Updating the project data associated with the current window causes Sublime to also update the underlying file if the project data changed. As such, if the project file associated with the current window is already open when you call set_project_data, Sublime will notice the file is different and either reload it automatically or ask you if you want to reload it and then do so.
There is no event that I’m aware of that directly tells you that a file has been reloaded, but the reload operation does trigger the on_modified event handler when the reload happens:
>>> proj_data = window.project_data()
>>> proj_data["settings"]["word_wrap"] = False
>>> window.set_project_data(proj_data)
reloading /home/tmartin/local/sublime_text_3_sandbox/Data/Packages/User/test.sublime-project
on_modified: /home/tmartin/local/sublime_text_3_sandbox/Data/Packages/User/test.sublime-project
on_modified: /home/tmartin/local/sublime_text_3_sandbox/Data/Packages/User/test.sublime-project
There is some delay there which I assume is because the inotify listener that notices the file changing does it’s own thing asynchronously. This delay is increased if the user has configured Sublime to not reload without prompting, as in that case you need to wait until the user responds as well.

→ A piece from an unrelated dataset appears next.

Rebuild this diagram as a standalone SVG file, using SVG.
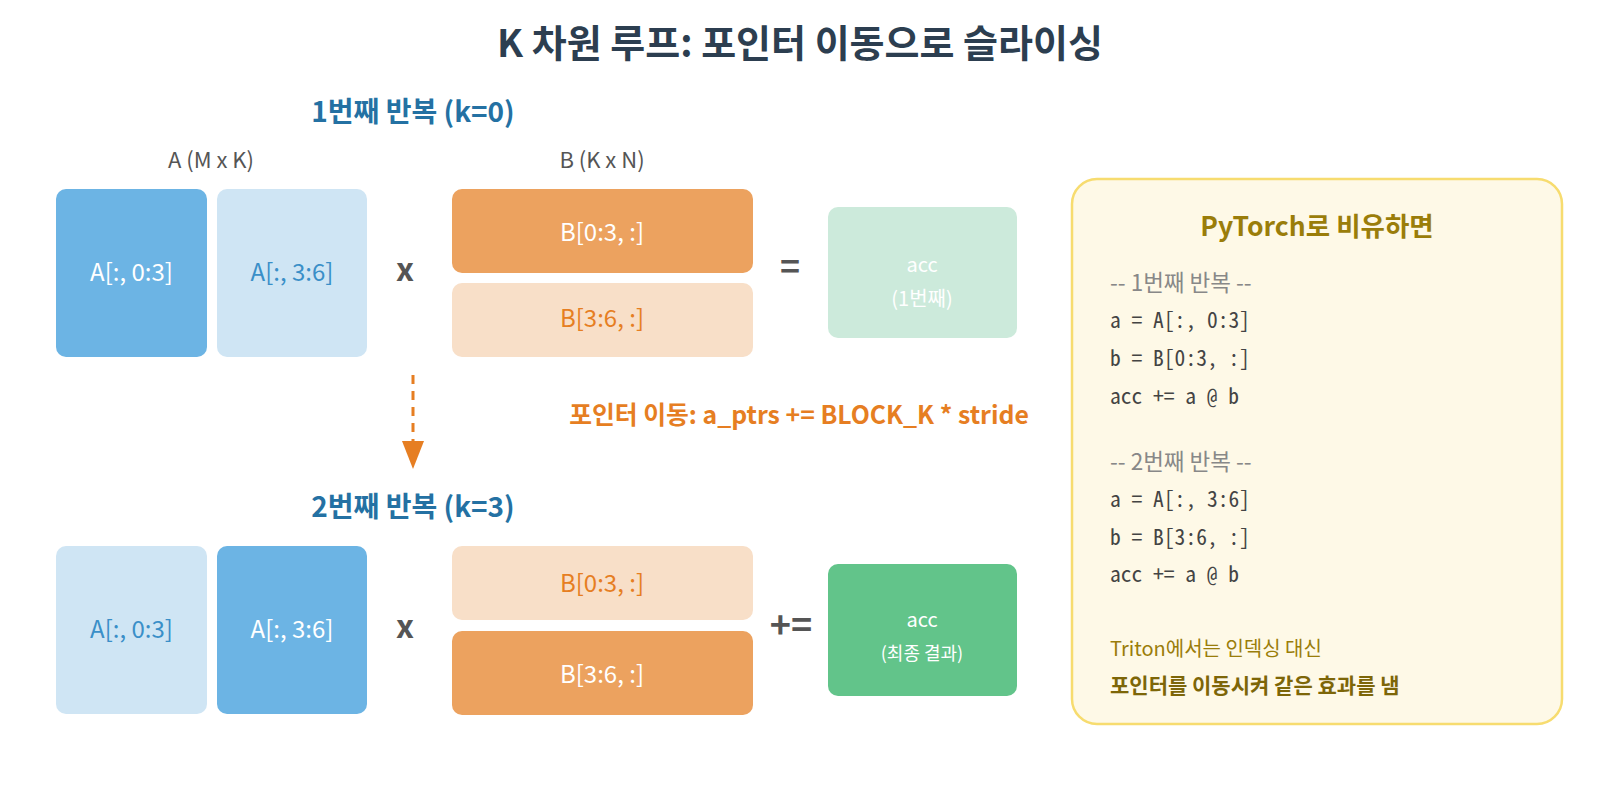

What happens if the user modified the open project file but didn’t save it?
Also I hope by “all sublime-project views” you mean “the sublime-project view for the project associated with the current window”, otherwise your code is going to probably upset someone some day when suddenly an unrelated file they’re editing (say to copy/paste some data from) is just mysteriously closed.
Just out of curiosity, what exactly were you trying to achieve here?